- ENTRIES SHOWN:
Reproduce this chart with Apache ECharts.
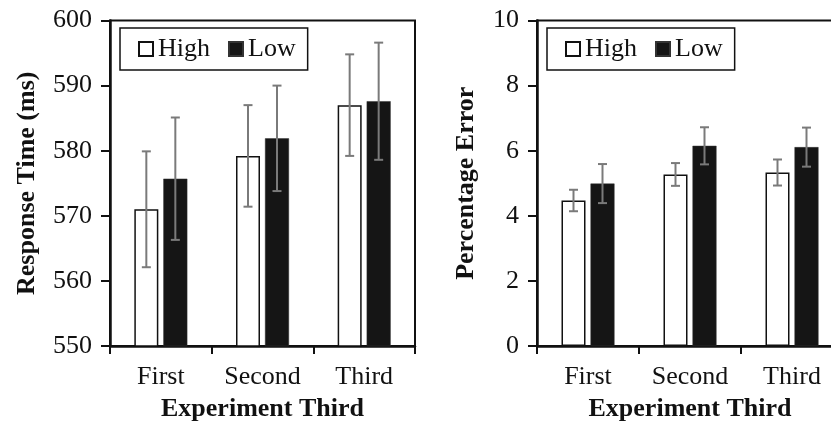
<!DOCTYPE html>
<html>
<head>
<meta charset="utf-8">
<script src="https://cdn.jsdelivr.net/npm/echarts@6.0.0/dist/echarts.min.js"></script>
<style>
  html, body { margin: 0; padding: 0; background: #fff; }
  #chart { width: 831px; height: 422px; }
</style>
</head>
<body>
<div id="chart"></div>
<script>
// --- data read off the figure ---
const categories = ['First', 'Second', 'Third'];
const seriesNames = ['High', 'Low'];

// left panel: response time (ms)
const rtHigh = [571.0, 579.2, 587.0];
const rtHighErr = [8.9, 7.8, 7.8];
const rtLow = [575.7, 581.9, 587.6];
const rtLowErr = [9.4, 8.1, 9.0];

// right panel: percentage error
const peHigh = [4.47, 5.27, 5.33];
const peHighErr = [0.33, 0.35, 0.40];
const peLow = [4.99, 6.15, 6.11];
const peLowErr = [0.60, 0.57, 0.60];

// --- style ---
const FONT = '"Liberation Serif", "Times New Roman", serif';
const INK = '#111';
const ERR = '#7a7a7a';
const BAR_W = 24;
const BAR_GAP = 5;

const chart = echarts.init(document.getElementById('chart'));

const errBars = (vals, errs, side, idx) => ({
  type: 'custom',
  xAxisIndex: idx,
  yAxisIndex: idx,
  silent: true,
  z: 5,
  data: vals.map((v, i) => [i, v, errs[i]]),
  encode: { x: 0, y: 1 },
  renderItem: (params, api) => {
    const c = api.value(0), v = api.value(1), e = api.value(2);
    const off = side * (BAR_W + BAR_GAP) / 2;
    const top = api.coord([c, v + e]);
    const bot = api.coord([c, v - e]);
    const x = top[0] + off;
    const cap = 4.5;
    const st = { stroke: ERR, lineWidth: 2 };
    return {
      type: 'group',
      children: [
        { type: 'line', shape: { x1: x, y1: top[1], x2: x, y2: bot[1] }, style: st },
        { type: 'line', shape: { x1: x - cap, y1: top[1], x2: x + cap, y2: top[1] }, style: st },
        { type: 'line', shape: { x1: x - cap, y1: bot[1], x2: x + cap, y2: bot[1] }, style: st }
      ]
    };
  }
});

const barSeries = (name, vals, idx) => ({
  name: name,
  type: 'bar',
  xAxisIndex: idx,
  yAxisIndex: idx,
  data: vals,
  barWidth: BAR_W,
  barGap: (BAR_GAP / BAR_W * 100) + '%',
  itemStyle: name === 'High'
    ? { color: '#fff', borderColor: INK, borderWidth: 1.5 }
    : { color: '#151515', borderColor: '#333', borderWidth: 0.5 }
});

const xAxisFor = (idx) => ({
  type: 'category',
  gridIndex: idx,
  data: categories,
  name: 'Experiment Third',
  nameLocation: 'middle',
  nameGap: 50,
  nameTextStyle: { fontFamily: FONT, fontSize: 26, fontWeight: 'bold', color: INK },
  axisLine: { lineStyle: { color: INK, width: 2.5 } },
  axisTick: { show: true, length: 8, lineStyle: { color: INK, width: 2 } },
  axisLabel: { fontFamily: FONT, fontSize: 26, color: INK, margin: 18, interval: 0 }
});

const yAxisFor = (idx, name, min, max, step, gap) => ({
  type: 'value',
  gridIndex: idx,
  min: min,
  max: max,
  interval: step,
  name: name,
  nameLocation: 'middle',
  nameGap: gap,
  nameTextStyle: { fontFamily: FONT, fontSize: 26, fontWeight: 'bold', color: INK },
  axisLine: { show: true, lineStyle: { color: INK, width: 2.5 } },
  axisTick: { show: true, length: 9, lineStyle: { color: INK, width: 2 } },
  axisLabel: { fontFamily: FONT, fontSize: 26, color: INK, margin: 18 },
  splitLine: { show: false }
});

const legendFor = (left) => ({
  left: left,
  top: 28,
  data: seriesNames,
  orient: 'horizontal',
  icon: 'rect',
  itemWidth: 14,
  itemHeight: 14,
  itemGap: 18,
  padding: [8, 12, 8, 18],
  borderColor: INK,
  borderWidth: 1.5,
  selectedMode: false,
  textStyle: { fontFamily: FONT, fontSize: 26, color: INK }
});

const gridFor = (left, width) => ({
  left: left,
  top: 20.5,
  width: width,
  bottom: 76,
  outerBoundsMode: 'none',
  containLabel: false,
  show: true,
  borderColor: INK,
  borderWidth: 2,
  backgroundColor: 'transparent'
});

chart.setOption({
  animation: false,
  backgroundColor: '#fff',
  grid: [gridFor(110, 305), gridFor(537, 306)],
  legend: [legendFor(120), legendFor(547)],
  xAxis: [xAxisFor(0), xAxisFor(1)],
  yAxis: [
    yAxisFor(0, 'Response Time (ms)', 550, 600, 10, 70),
    yAxisFor(1, 'Percentage Error', 0, 10, 2, 58)
  ],
  series: [
    barSeries('High', rtHigh, 0),
    barSeries('Low', rtLow, 0),
    barSeries('High', peHigh, 1),
    barSeries('Low', peLow, 1),
    errBars(rtHigh, rtHighErr, -1, 0),
    errBars(rtLow, rtLowErr, 1, 0),
    errBars(peHigh, peHighErr, -1, 1),
    errBars(peLow, peLowErr, 1, 1)
  ]
});
</script>
</body>
</html>
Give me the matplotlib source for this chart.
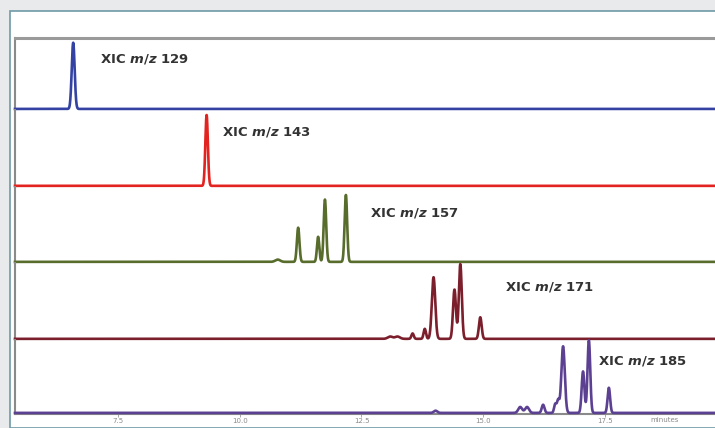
import numpy as np
import matplotlib
matplotlib.use("Agg")
import matplotlib.pyplot as plt
from matplotlib.patches import Rectangle

plt.rcParams["mathtext.fontset"] = "custom"
plt.rcParams["mathtext.it"] = "DejaVu Sans:italic:bold"
plt.rcParams["mathtext.rm"] = "DejaVu Sans:bold"

# Retention window (minutes)
t_min, t_max = 5.385, 19.76
tick_values = [7.5, 10.0, 12.5, 15.0, 17.5]
tick_labels = ["7.5", "10.0", "12.5", "15.0", "17.5"]

# Extracted-ion chromatograms: peak apex times (min), relative heights, widths (min)
mz_labels = ["129", "143", "157", "171", "185"]
colors = ["#3342a3", "#e3231f", "#586c2c", "#7c1f2c", "#5c4192"]

peak_times_129 = [6.58]
peak_heights_129 = [0.92]
peak_widths_129 = [0.03]

peak_times_143 = [9.32]
peak_heights_143 = [0.92]
peak_widths_143 = [0.026]

peak_times_157 = [10.78, 11.20, 11.61, 11.75, 12.18]
peak_heights_157 = [0.03, 0.45, 0.33, 0.82, 0.88]
peak_widths_157 = [0.05, 0.026, 0.024, 0.026, 0.026]

peak_times_171 = [13.09, 13.24, 13.55, 13.80, 13.98, 14.41, 14.53, 14.94]
peak_heights_171 = [0.03, 0.03, 0.07, 0.13, 0.80, 0.64, 0.97, 0.28]
peak_widths_171 = [0.05, 0.05, 0.024, 0.024, 0.035, 0.03, 0.03, 0.028]

peak_times_185 = [14.02, 15.76, 15.90, 16.23, 16.48, 16.54, 16.64, 17.05, 17.17, 17.58]
peak_heights_185 = [0.03, 0.08, 0.08, 0.11, 0.12, 0.17, 0.90, 0.56, 0.98, 0.34]
peak_widths_185 = [0.035, 0.04, 0.04, 0.028, 0.024, 0.024, 0.035, 0.028, 0.028, 0.026]

traces = [
    (peak_times_129, peak_heights_129, peak_widths_129),
    (peak_times_143, peak_heights_143, peak_widths_143),
    (peak_times_157, peak_heights_157, peak_widths_157),
    (peak_times_171, peak_heights_171, peak_widths_171),
    (peak_times_185, peak_heights_185, peak_widths_185),
]

# Panel bounds in pixels (top, bottom) and label anchor (x px, y px)
panel_px = [(38, 110), (110, 187), (187, 263), (263, 340), (340, 414)]
label_px = [(100, 59), (222, 132), (370, 213), (505, 287), (598, 361)]

W, H = 715, 428
fig = plt.figure(figsize=(W / 100, H / 100), dpi=100)
fig.patch.set_facecolor("#e9eaec")

# White card with a thin teal border
card = Rectangle((10 / W, 0), 1.0, 1 - 11 / H, transform=fig.transFigure,
                 facecolor="white", edgecolor="#6e9aa8", linewidth=1.2, zorder=0)
fig.add_artist(card)

x = np.linspace(t_min, t_max, 6000)
baseline = 0.015
left = 15 / W
width = 1 - left

axes = []
for i, ((top, bot), (times, heights, widths)) in enumerate(zip(panel_px, traces)):
    ax = fig.add_axes([left, 1 - bot / H, width, (bot - top) / H])
    ax.set_facecolor("none")
    y = np.full_like(x, baseline)
    for t, h, s in zip(times, heights, widths):
        y += h * np.exp(-0.5 * ((x - t) / s) ** 2)
    ax.plot(x, y, color=colors[i], lw=1.9, solid_joinstyle="round",
            clip_on=False, zorder=3)
    ax.set_xlim(t_min, t_max)
    ax.set_ylim(0, 1)
    ax.set_yticks([])
    for side in ["right", "top", "bottom"]:
        ax.spines[side].set_visible(False)
    ax.spines["left"].set_color("#8a8a8a")
    ax.spines["left"].set_linewidth(1.5)
    if i == 0:
        ax.spines["top"].set_visible(True)
        ax.spines["top"].set_color("#9a9a9a")
        ax.spines["top"].set_linewidth(2.2)
    if i == len(traces) - 1:
        ax.spines["bottom"].set_visible(True)
        ax.spines["bottom"].set_color("#8a8a8a")
        ax.spines["bottom"].set_linewidth(1.5)
        ax.set_xticks(tick_values)
        ax.set_xticklabels(tick_labels)
        ax.tick_params(axis="x", length=2, width=0.6, color="#999999",
                       labelsize=5, labelcolor="#8a8a8a", pad=1)
        ax.text(18.73, -0.035, "minutes", transform=ax.get_xaxis_transform(),
                fontsize=5, color="#8a8a8a", ha="center", va="top")
    else:
        ax.set_xticks([])
    lx, ly = label_px[i]
    fig.text(lx / W, 1 - ly / H, r"XIC $m/z$ " + mz_labels[i],
             fontsize=9.5, fontweight="bold", color="#333333", ha="left", va="center")
    axes.append(ax)

fig.savefig("out.png", dpi=100, facecolor=fig.get_facecolor())
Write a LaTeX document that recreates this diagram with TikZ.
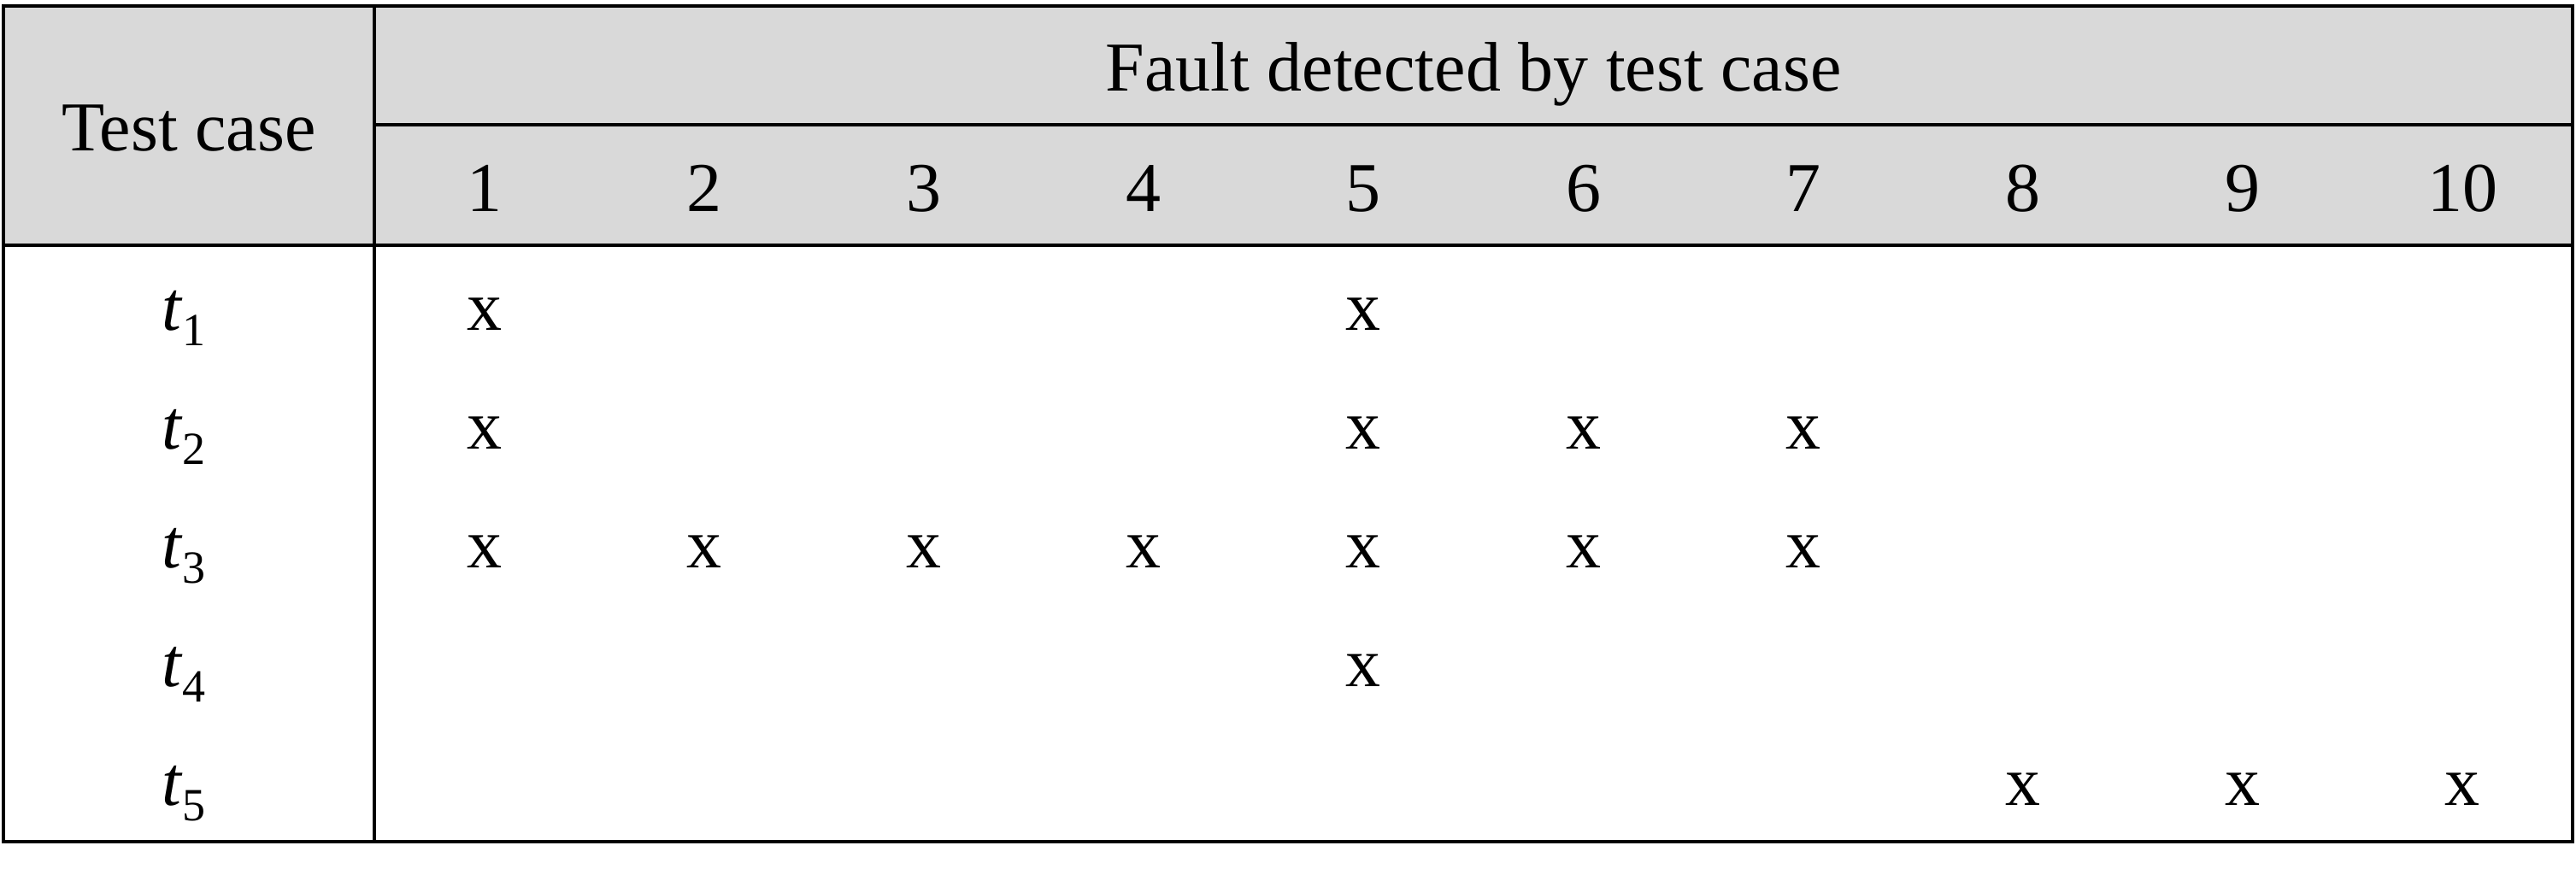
\documentclass[tikz,border=0pt]{standalone}
\usepackage{fontspec}
\setmainfont{Liberation Serif}
\definecolor{hdrgray}{HTML}{D9D9D9}
\tikzset{
  cell/.style={anchor=base, inner sep=0pt, font=\fontsize{20.5}{24}\selectfont},
  outer/.style={line width=1.2pt, draw=black},
  inner/.style={line width=1.15pt, draw=black},
  thin/.style={line width=0.95pt, draw=black},
}
\newcommand{\tsub}[1]{{\itshape t}\kern0.5pt\raisebox{-4.5pt}{\fontsize{13.5}{13.5}\selectfont #1}}
\begin{document}
\begin{tikzpicture}[x=0.25pt,y=-0.25pt]
\useasboundingbox (0,0) rectangle (3014,1016);
% header background
\fill[hdrgray] (4,7) rectangle (3010,287);
% lines
\draw[thin] (438,146) -- (3010,146);
\draw[outer] (4,287) -- (3010,287);
\draw[inner] (438,7) -- (438,985);
\draw[outer] (4,7) rectangle (3010,985);
% header texts
\node[cell] (tc) at (221,177) {Test case};
\node[cell] (fd) at (1724,107) {Fault detected by test case};
\foreach \i in {1,...,10} {
  \node[cell] (h\i) at ({438+(\i-0.5)*257.2},247) {\i};
}
% row labels
\foreach \r/\yb in {1/386,2/525,3/664,4/803,5/942} {
  \node[cell] (t\r) at (215,\yb) {\tsub{\r}};
}
% marks
\foreach \r/\c in {1/1,1/5,2/1,2/5,2/6,2/7,3/1,3/2,3/3,3/4,3/5,3/6,3/7,4/5,5/8,5/9,5/10} {
  \pgfmathsetmacro{\yb}{386+(\r-1)*139}
  \node[cell] (m\r-\c) at ({438+(\c-0.5)*257.2},\yb) {x};
}
\end{tikzpicture}
\end{document}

- AIM OF THE TASK: Give back only the lines from the one holding "Give me the matplotlib source for this chart." through the one holding "from matplotlib.patches import Rectangle", both kept, exactly as written. Omit the images.

- EXPECTED ANSWER:
Give me the matplotlib source for this chart.
import numpy as np
import matplotlib
matplotlib.use("Agg")
import matplotlib.pyplot as plt
from matplotlib.patches import Rectangle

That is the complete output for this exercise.